■ What is asked: Every line below that contains "size" is to be copied.
--- begin ---
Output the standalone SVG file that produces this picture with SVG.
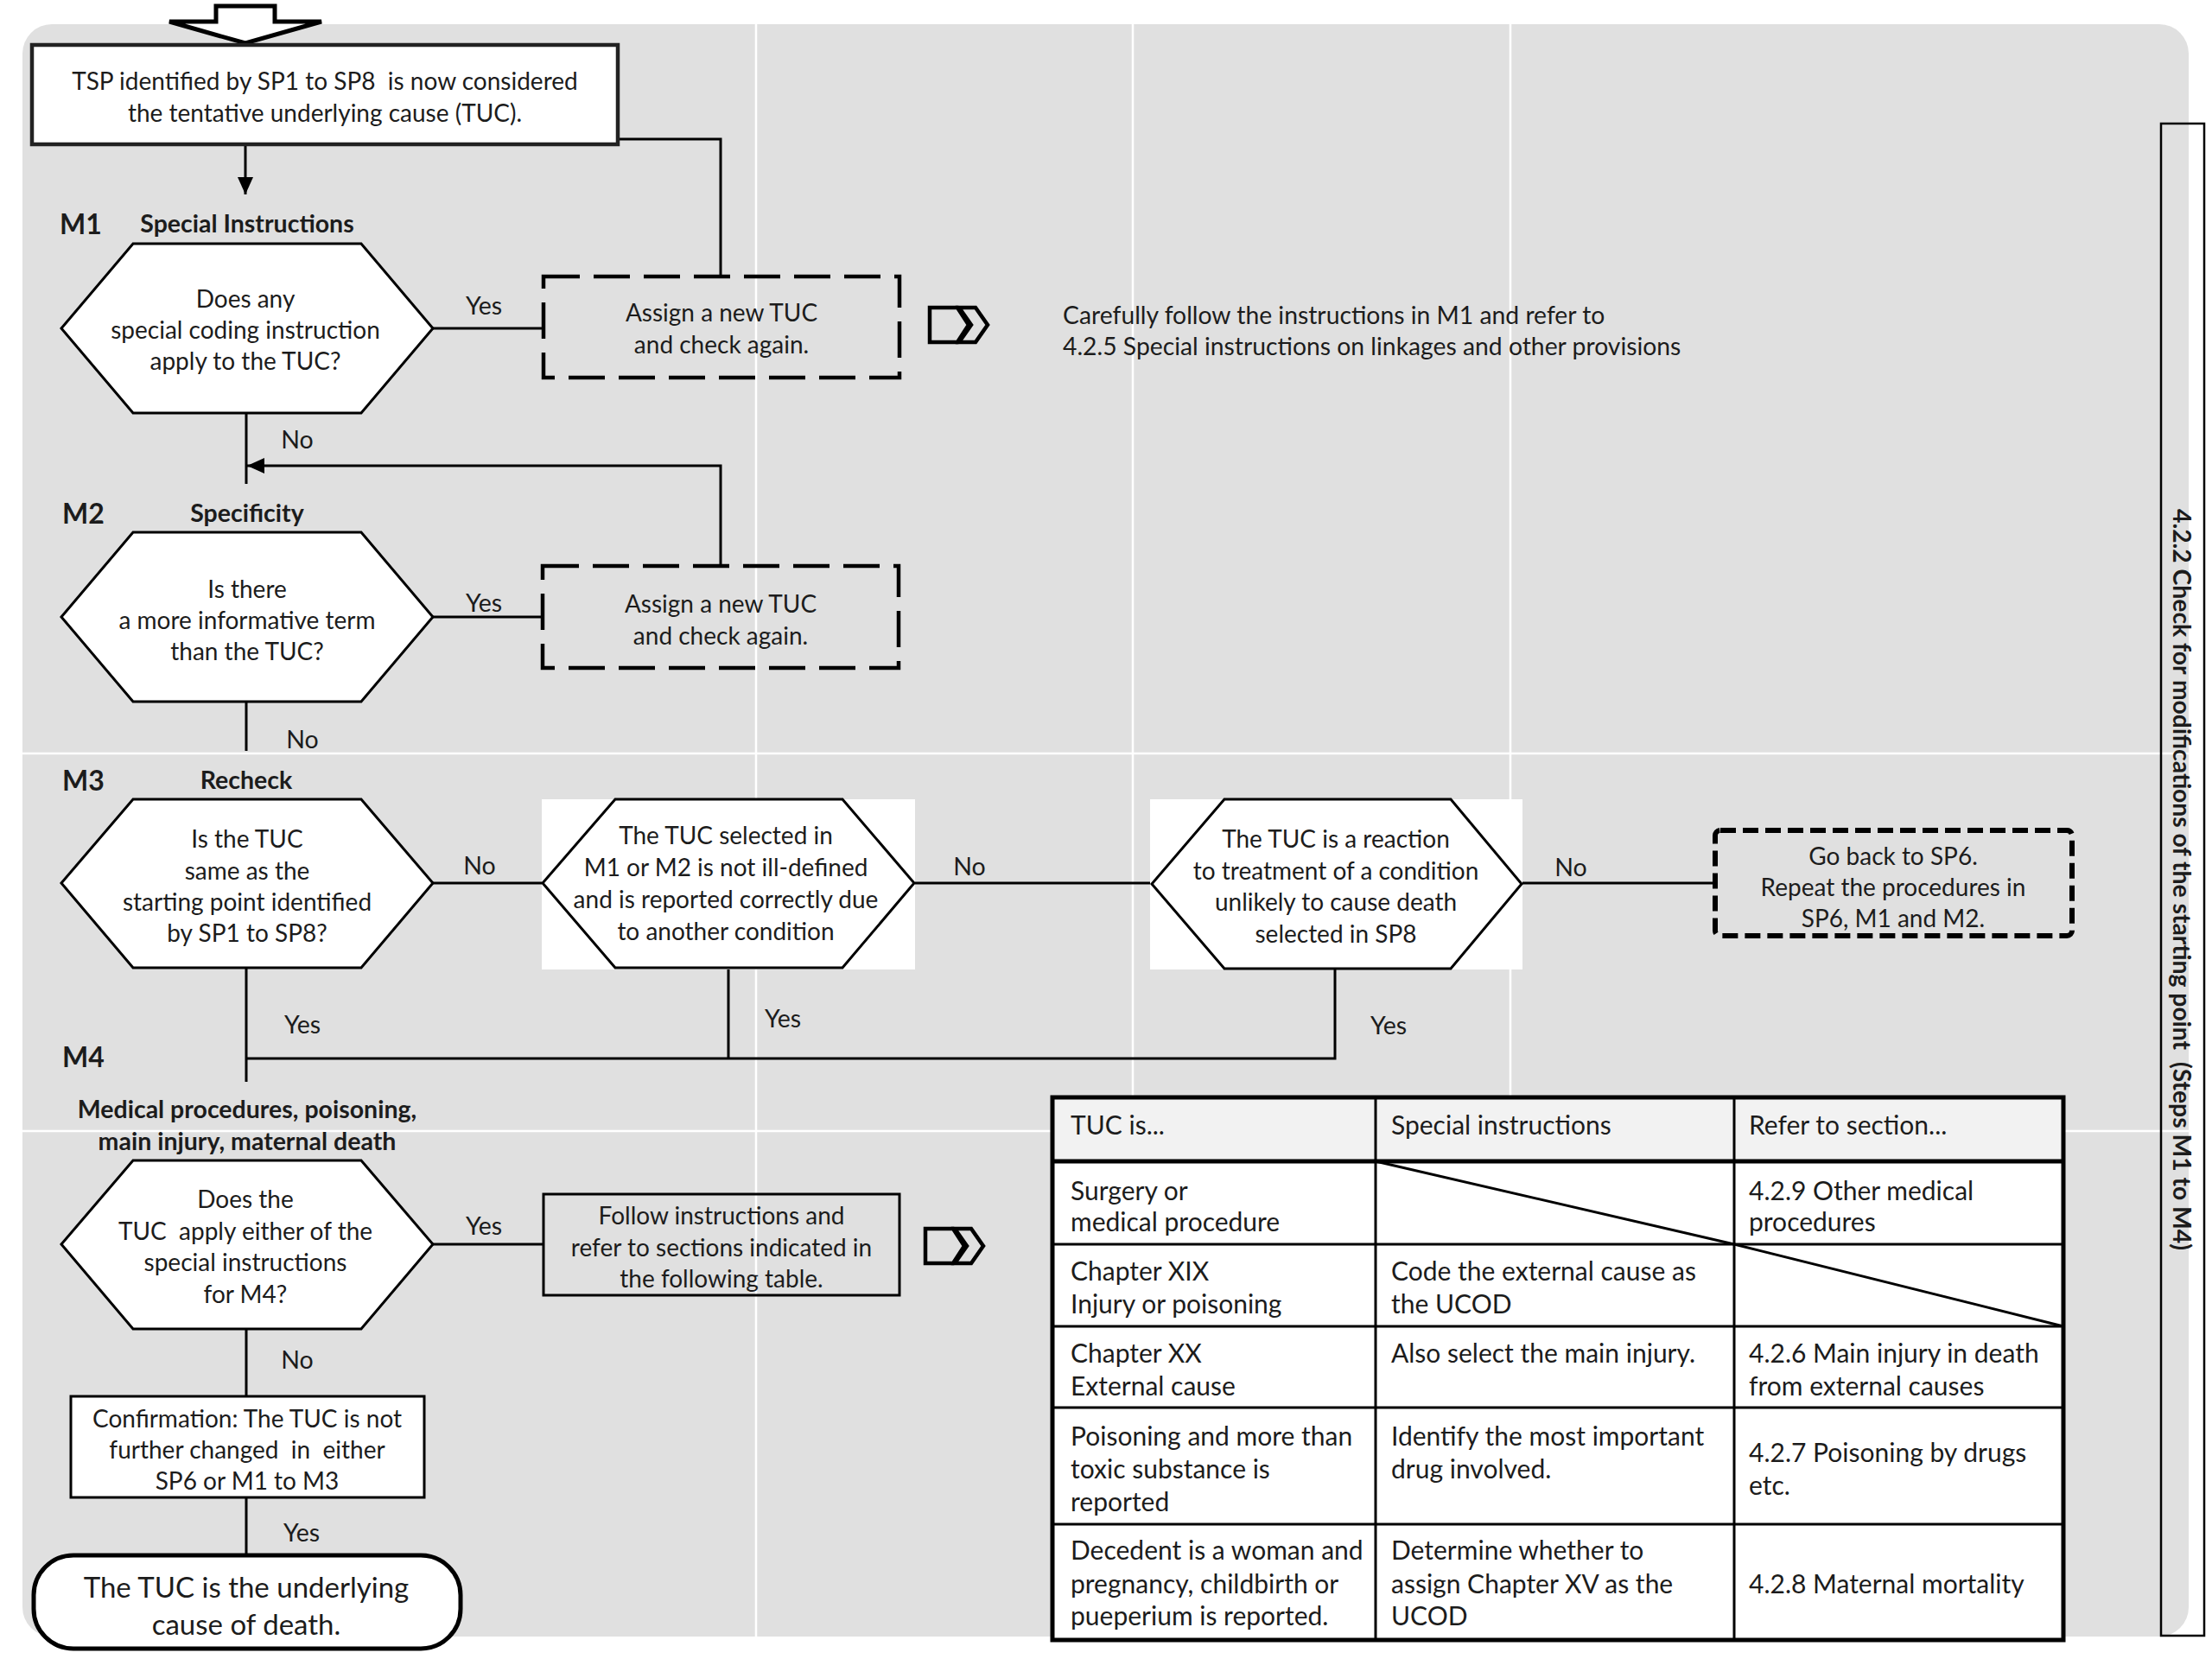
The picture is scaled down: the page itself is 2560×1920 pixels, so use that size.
<svg xmlns="http://www.w3.org/2000/svg" width="2560" height="1920" viewBox="0 0 2560 1920">
<defs>
<style>
text{font-family:Lato,"Liberation Sans",sans-serif;fill:#1c1c1c;dominant-baseline:central}
.t{font-size:28px;text-anchor:middle}
.tl{font-size:30px;text-anchor:start}
.lb{font-size:28.5px;text-anchor:middle}
.hb{font-size:28.5px;font-weight:bold;text-anchor:middle}
.mb{font-size:32px;font-weight:bold;text-anchor:start}
.big{font-size:33px;text-anchor:middle}
.hex{fill:#fff;stroke:#000;stroke-width:3;stroke-linejoin:miter}
.box{fill:none;stroke:#000;stroke-width:3}
.dash1{fill:none;stroke:#000;stroke-width:4.5;stroke-dasharray:42 16}
.dash2{fill:none;stroke:#000;stroke-width:6;stroke-dasharray:18 8;stroke-linejoin:round}
.ln{fill:none;stroke:#000;stroke-width:3}
.grid{stroke:#fff;stroke-width:2.5}
.icon{fill:none;stroke:#000;stroke-width:4.5;stroke-linejoin:miter}
</style>
<marker id="arr" viewBox="0 0 20 18" refX="20" refY="9" markerWidth="20" markerHeight="18" markerUnits="userSpaceOnUse" orient="auto">
<path d="M0,0 L20,9 L0,18 Z" fill="#000"/>
</marker>
<g id="chev">
<path class="icon" d="M2,2 H34 L47,22 L34,42 H2 Z"/>
<path class="icon" d="M36,2 H55 L69,22 L55,42 H36 L50,22 Z"/>
</g>
</defs>

<!-- background panel -->
<g id="background">
<rect x="0" y="0" width="2560" height="1920" fill="#fff"/>
<rect x="26" y="28" width="2507" height="1866" rx="34" fill="#e0e0e0"/>
<line class="grid" x1="875" y1="28" x2="875" y2="1894"/>
<line class="grid" x1="1311" y1="28" x2="1311" y2="1894"/>
<line class="grid" x1="1748" y1="28" x2="1748" y2="1894"/>
<line class="grid" x1="26" y1="872" x2="2533" y2="872"/>
<line class="grid" x1="26" y1="1309" x2="2533" y2="1309"/>
</g>

<g id="side-label">
<rect x="2501" y="143" width="50" height="1750" fill="none" stroke="#000" stroke-width="2.5"/>
<text transform="translate(2526,1018) rotate(90)" style="font-size:28.3px;font-weight:bold;text-anchor:middle" xml:space="preserve">4.2.2 Check for modifications of the starting point  (Steps M1 to M4)</text>
</g>

<g id="entry-arrow">
<polygon points="250,7 318,7 318,25 372,25 284,50 196,25 250,25" fill="#fff" stroke="#000" stroke-width="5"/>
</g>

<!-- connectors -->
<g id="connectors">
<path class="ln" d="M284,168 V225" marker-end="url(#arr)"/>
<path class="ln" d="M715,161 H834 V320"/>
<path class="ln" d="M499,380 H629"/>
<path class="ln" d="M285,478 V560"/>
<path class="ln" d="M834,655 V539 H286" marker-end="url(#arr)"/>
<path class="ln" d="M501,714 H628"/>
<path class="ln" d="M285,812 V869"/>
<path class="ln" d="M501,1022 H628"/>
<path class="ln" d="M1058,1022 H1333"/>
<path class="ln" d="M1761,1022 H1985"/>
<path class="ln" d="M285,1120 V1252"/>
<path class="ln" d="M843,1120 V1225"/>
<path class="ln" d="M1545,1121 V1225 H285"/>
<path class="ln" d="M501,1440 H629"/>
<path class="ln" d="M285,1538 V1616"/>
<path class="ln" d="M285,1733 V1800"/>
<text class="lb" x="560" y="353">Yes</text>
<text class="lb" x="344" y="508">No</text>
<text class="lb" x="560" y="697">Yes</text>
<text class="lb" x="350" y="855">No</text>
<text class="lb" x="555" y="1001">No</text>
<text class="lb" x="1122" y="1002">No</text>
<text class="lb" x="1818" y="1003">No</text>
<text class="lb" x="350" y="1185">Yes</text>
<text class="lb" x="906" y="1178">Yes</text>
<text class="lb" x="1607" y="1186">Yes</text>
<text class="lb" x="560" y="1418">Yes</text>
<text class="lb" x="344" y="1573">No</text>
<text class="lb" x="349" y="1773">Yes</text>
</g>

<g id="start">
<rect x="37" y="52" width="678" height="115" fill="#fff" stroke="#222" stroke-width="4.5"/>
<text class="t" x="376" y="93" xml:space="preserve">TSP identified by SP1 to SP8  is now considered</text>
<text class="t" x="376" y="130">the tentative underlying cause (TUC).</text>
</g>

<g id="m1">
<text class="mb" x="69" y="258">M1</text>
<text class="hb" x="286" y="258">Special Instructions</text>
<polygon class="hex" points="154,282 418,282 501,380 418,478 154,478 71,380"/>
<text class="t" x="284" y="345">Does any</text>
<text class="t" x="284" y="381">special coding instruction</text>
<text class="t" x="284" y="417">apply to the TUC?</text>
</g>

<g id="m1-assign">
<rect class="dash1" x="629" y="320" width="412" height="117"/>
<text class="t" x="835" y="361">Assign a new TUC</text>
<text class="t" x="835" y="398">and check again.</text>
</g>

<g id="m1-note">
<use href="#chev" x="1074" y="354"/>
<text x="1230" y="364" style="font-size:28.3px">Carefully follow the instructions in M1 and refer to</text>
<text x="1230" y="400" style="font-size:28.3px">4.2.5 Special instructions on linkages and other provisions</text>
</g>

<g id="m2">
<text class="mb" x="72" y="593">M2</text>
<text class="hb" x="286" y="593">Specificity</text>
<polygon class="hex" points="154,616 418,616 501,714 418,812 154,812 71,714"/>
<text class="t" x="286" y="681">Is there</text>
<text class="t" x="286" y="717">a more informative term</text>
<text class="t" x="286" y="753">than the TUC?</text>
</g>

<g id="m2-assign">
<rect class="dash1" x="628" y="655" width="412" height="118"/>
<text class="t" x="834" y="698">Assign a new TUC</text>
<text class="t" x="834" y="735">and check again.</text>
</g>

<g id="m3">
<text class="mb" x="72" y="902">M3</text>
<text class="hb" x="285" y="902">Recheck</text>
<polygon class="hex" points="154,925 418,925 501,1022 418,1120 154,1120 71,1022"/>
<text class="t" x="286" y="970">Is the TUC</text>
<text class="t" x="286" y="1007">same as the</text>
<text class="t" x="286" y="1043">starting point identified</text>
<text class="t" x="286" y="1079">by SP1 to SP8?</text>
</g>

<g id="m3-illdefined">
<rect x="627" y="925" width="432" height="197" fill="#fff"/>
<polygon class="hex" points="712,925 975,925 1058,1022 975,1120 712,1120 628,1022"/>
<text class="t" x="840" y="966">The TUC selected in</text>
<text class="t" x="840" y="1003">M1 or M2 is not ill-defined</text>
<text class="t" x="840" y="1040">and is reported correctly due</text>
<text class="t" x="840" y="1077">to another condition</text>
</g>

<g id="m3-reaction">
<rect x="1331" y="925" width="431" height="197" fill="#fff"/>
<polygon class="hex" points="1417,925 1679,925 1761,1023 1679,1121 1417,1121 1333,1023"/>
<text class="t" x="1546" y="970">The TUC is a reaction</text>
<text class="t" x="1546" y="1007">to treatment of a condition</text>
<text class="t" x="1546" y="1043">unlikely to cause death</text>
<text class="t" x="1546" y="1080">selected in SP8</text>
</g>

<g id="m3-goback">
<rect class="dash2" x="1985" y="961" width="413" height="122" rx="6"/>
<text class="t" x="2191" y="990">Go back to SP6.</text>
<text class="t" x="2191" y="1026">Repeat the procedures in</text>
<text class="t" x="2191" y="1062">SP6, M1 and M2.</text>
</g>

<g id="m4">
<text class="mb" x="72" y="1222">M4</text>
<text class="hb" x="286" y="1283">Medical procedures, poisoning,</text>
<text class="hb" x="286" y="1320">main injury, maternal death</text>
<polygon class="hex" points="154,1343 418,1343 501,1440 418,1538 154,1538 71,1440"/>
<text class="t" x="284" y="1387">Does the</text>
<text class="t" x="284" y="1424" xml:space="preserve">TUC  apply either of the</text>
<text class="t" x="284" y="1460">special instructions</text>
<text class="t" x="284" y="1497">for M4?</text>
</g>

<g id="m4-follow">
<rect class="box" x="629" y="1382" width="412" height="117"/>
<text class="t" x="835" y="1406">Follow instructions and</text>
<text class="t" x="835" y="1443">refer to sections indicated in</text>
<text class="t" x="835" y="1479">the following table.</text>
<use href="#chev" x="1069" y="1420"/>
</g>

<g id="confirm">
<rect x="82" y="1616" width="409" height="117" fill="#fff" stroke="#000" stroke-width="3"/>
<text class="t" x="286" y="1641">Confirmation: The TUC is not</text>
<text class="t" x="286" y="1677" xml:space="preserve">further changed  in  either</text>
<text class="t" x="286" y="1713">SP6 or M1 to M3</text>
</g>

<g id="end">
<rect x="39" y="1800" width="494" height="108" rx="46" fill="#fff" stroke="#000" stroke-width="5"/>
<text class="big" x="285" y="1836">The TUC is the underlying</text>
<text class="big" x="285" y="1879">cause of death.</text>
</g>

<g id="m4-table">
<rect x="1218" y="1270" width="1170" height="74" fill="#f2f2f2"/>
<rect x="1218" y="1344" width="1170" height="554" fill="#fff"/>
<g stroke="#000" stroke-width="3" fill="none">
<line x1="1592" y1="1270" x2="1592" y2="1898"/>
<line x1="2007" y1="1270" x2="2007" y2="1898"/>
<line x1="1218" y1="1440" x2="2388" y2="1440"/>
<line x1="1218" y1="1535" x2="2388" y2="1535"/>
<line x1="1218" y1="1629" x2="2388" y2="1629"/>
<line x1="1218" y1="1764" x2="2388" y2="1764"/>
<line x1="1592" y1="1344" x2="2007" y2="1440"/>
<line x1="2007" y1="1440" x2="2388" y2="1535"/>
<line x1="1218" y1="1344" x2="2388" y2="1344" stroke-width="5"/>
<rect x="1218" y="1270" width="1170" height="628" stroke-width="5"/>
</g>
<text class="tl" x="1239" y="1301">TUC is...</text>
<text class="tl" x="1610" y="1301">Special instructions</text>
<text class="tl" x="2024" y="1301">Refer to section...</text>
<text class="tl" x="1239" y="1377">Surgery or</text>
<text class="tl" x="1239" y="1413">medical procedure</text>
<text class="tl" x="2024" y="1377">4.2.9 Other medical</text>
<text class="tl" x="2024" y="1413">procedures</text>
<text class="tl" x="1239" y="1470">Chapter XIX</text>
<text class="tl" x="1239" y="1508">Injury or poisoning</text>
<text class="tl" x="1610" y="1470">Code the external cause as</text>
<text class="tl" x="1610" y="1508">the UCOD</text>
<text class="tl" x="1239" y="1565">Chapter XX</text>
<text class="tl" x="1239" y="1603">External cause</text>
<text class="tl" x="1610" y="1565">Also select the main injury.</text>
<text class="tl" x="2024" y="1565">4.2.6 Main injury in death</text>
<text class="tl" x="2024" y="1603">from external causes</text>
<text class="tl" x="1239" y="1661">Poisoning and more than</text>
<text class="tl" x="1239" y="1699">toxic substance is</text>
<text class="tl" x="1239" y="1737">reported</text>
<text class="tl" x="1610" y="1661">Identify the most important</text>
<text class="tl" x="1610" y="1699">drug involved.</text>
<text class="tl" x="2024" y="1680">4.2.7 Poisoning by drugs</text>
<text class="tl" x="2024" y="1718">etc.</text>
<text class="tl" x="1239" y="1793">Decedent is a woman and</text>
<text class="tl" x="1239" y="1832">pregnancy, childbirth or</text>
<text class="tl" x="1239" y="1869">pueperium is reported.</text>
<text class="tl" x="1610" y="1793">Determine whether to</text>
<text class="tl" x="1610" y="1832">assign Chapter XV as the</text>
<text class="tl" x="1610" y="1869">UCOD</text>
<text class="tl" x="2024" y="1832">4.2.8 Maternal mortality</text>
</g>
</svg>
--- end ---
■ Solved problem:
The picture is scaled down: the page itself is 2560×1920 pixels, so use that size.
.t{font-size:28px;text-anchor:middle}
.tl{font-size:30px;text-anchor:start}
.lb{font-size:28.5px;text-anchor:middle}
.hb{font-size:28.5px;font-weight:bold;text-anchor:middle}
.mb{font-size:32px;font-weight:bold;text-anchor:start}
.big{font-size:33px;text-anchor:middle}
<text transform="translate(2526,1018) rotate(90)" style="font-size:28.3px;font-weight:bold;text-anchor:middle" xml:space="preserve">4.2.2 Check for modifications of the starting point  (Steps M1 to M4)</text>
<text x="1230" y="364" style="font-size:28.3px">Carefully follow the instructions in M1 and refer to</text>
<text x="1230" y="400" style="font-size:28.3px">4.2.5 Special instructions on linkages and other provisions</text>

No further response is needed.